Germany and others fear that would throw future EU spending into chaos, distract from more important efforts to shore up the faltering euro zone and undermine market confidence in Europe at a sensitive time.
“The British are the only ones who consider it potentially acceptable to pull everything down around them at the summit,” said one EU diplomat, speaking on condition of anonymity.
“The EU institutions are thinking of ways legally to get around a British veto,” he said.
If there is no deal on a long-term budget, EU governments would have to set annual budgets based on 2013 spending with a 2 percent increase for inflation, which could end up costing Britain more in net contributions than at present.
Crucially, such annual budgets only need the approval of a weighted majority of EU governments, meaning Britain wouldn’t hold a veto.
The approach would be complex and raise legal questions over funding for multi-annual EU projects, but the presidents of the European Council and European Commission believe the alternative could be years of deadlock, one official said.
“They are telling people that there is no way out if there is not an agreement next week, and therefore it’s vital to get some sort of deal,” said the official, who asked not to be named due to the sensitivity of the issue.
“In this context, they are having to examine other options for the budget.”
While EU officials draw up contingency plans for a possible British veto, Germany remains focused on trying to find a compromise seven-year deal that Cameron can successfully sell to sceptical British lawmakers.
British officials have been vague on the exact figure that would satisfy their call for a real terms freeze in EU spending, which negotiators hope will leave Cameron some wiggle room at the summit.
European Council President Herman Van Rompuy took a step in Cameron’s direction on Wednesday, when he proposed to trim about 80 billion euros from the spending total and maintain Britain’s EU budget rebate, first won by Margaret Thatcher in 1984.
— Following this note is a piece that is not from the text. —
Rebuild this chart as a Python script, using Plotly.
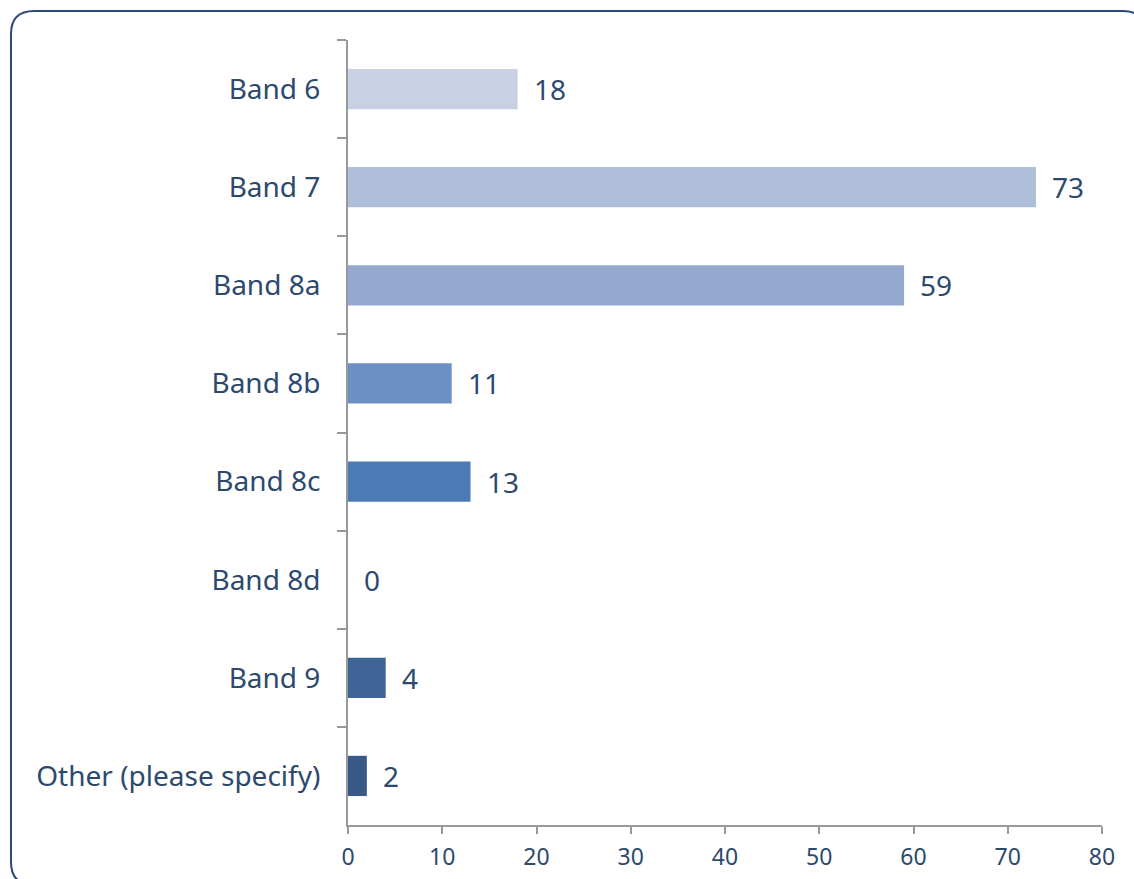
import plotly.graph_objects as go

# Survey responses by pay band
categories = ["Band 6", "Band 7", "Band 8a", "Band 8b", "Band 8c", "Band 8d", "Band 9",
              "Other (please specify)"]
counts = [18, 73, 59, 11, 13, 0, 4, 2]
bar_colors = ["#C8D1E4", "#AFBFDA", "#95A9D0", "#6A90C4", "#4A7BB5", "#4470A8", "#3E6596", "#375A88"]
x_ticks = [0, 10, 20, 30, 40, 50, 60, 70, 80]

TEXT = "#2D4A6E"
AXIS = "#999999"
FONT = "Noto Sans"

W, H = 1134, 879
L, R, T, B = 348, 32, 40, 54

fig = go.Figure(go.Bar(
    x=counts, y=categories, orientation="h",
    marker=dict(color=bar_colors, line=dict(width=0)),
    width=0.41, hoverinfo="skip",
))

# value labels just right of each bar end
for c, v in zip(categories, counts):
    fig.add_annotation(x=v, y=c, text=str(v), showarrow=False, xanchor="left",
                       xshift=14, font=dict(family=FONT, size=28, color=TEXT))

# rounded frame around the whole chart, in pixel space converted to paper units
pw, ph = W - L - R, H - T - B
def px(x):
    return (x - L) / pw
def py(y):
    return 1 - (y - T) / ph

x0, y0, x1, y1, r = 11, 11, 1146, 885, 23
path = (f"M {px(x0 + r)},{py(y0)} L {px(x1 - r)},{py(y0)} "
        f"Q {px(x1)},{py(y0)} {px(x1)},{py(y0 + r)} "
        f"L {px(x1)},{py(y1 - r)} Q {px(x1)},{py(y1)} {px(x1 - r)},{py(y1)} "
        f"L {px(x0 + r)},{py(y1)} Q {px(x0)},{py(y1)} {px(x0)},{py(y1 - r)} "
        f"L {px(x0)},{py(y0 + r)} Q {px(x0)},{py(y0)} {px(x0 + r)},{py(y0)} Z")
fig.add_shape(type="path", path=path, xref="paper", yref="paper",
              line=dict(color="#2B4A7A", width=2), fillcolor="rgba(0,0,0,0)", layer="below")

fig.update_layout(
    width=W, height=H,
    margin=dict(l=L, r=R, t=T, b=B, pad=0),
    paper_bgcolor="white", plot_bgcolor="white",
    showlegend=False,
    font=dict(family=FONT, color=TEXT),
    xaxis=dict(range=[0, 80], tickvals=x_ticks, showgrid=False, zeroline=False,
               showline=True, linecolor=AXIS, linewidth=2,
               ticks="outside", ticklen=7, tickwidth=2, tickcolor=AXIS,
               ticklabelstandoff=3, automargin=False,
               tickfont=dict(family=FONT, size=23, color=TEXT), fixedrange=True),
    yaxis=dict(autorange="reversed", showgrid=False, zeroline=False,
               showline=True, linecolor=AXIS, linewidth=2,
               ticks="outside", ticklen=9, tickwidth=2, tickcolor=AXIS,
               tickson="boundaries", ticklabelstandoff=20, automargin=False,
               tickfont=dict(family=FONT, size=28, color=TEXT), fixedrange=True),
)

fig.write_html("out.html")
The cuts are unlikely to be enough to satisfy Britain, Sweden, the Netherlands and others, who have called for reductions in the range of 100-200 billion euros from the European Commission’s original blueprint.
Some officials involved in the negotiations say leaders will need to find about 20 billion euros in further cuts to meet the bottom range of reductions demanded by the main budget contributors and head off a British rejection.
That would increase the likelihood of a veto by France, which is already furious at deep cuts to farm subsidies in Van Rompuy’s proposal and fears more reductions in agricultural spending as leaders chip away at the total figure.
“This proposal in no way constitutes a basis for negotiation that is acceptable for France in terms of ceilings on spending proposed for the common agricultural policy,” French Prime Minister Jean-Marc Ayrault said in a statement.
Further cuts to EU cohesion spending - used mainly to fund infrastructure projects in poorer eastern European member states - could also stiffen opposition in countries such as Poland, Hungary and the Czech Republic.
But officials believe it will be hard for the biggest beneficiaries such as Poland to veto a deal, and they say France is far less likely that Britain to derail the talks.
“France would find it very hard to veto if Germany and others are ready to do a deal,” the EU diplomat said.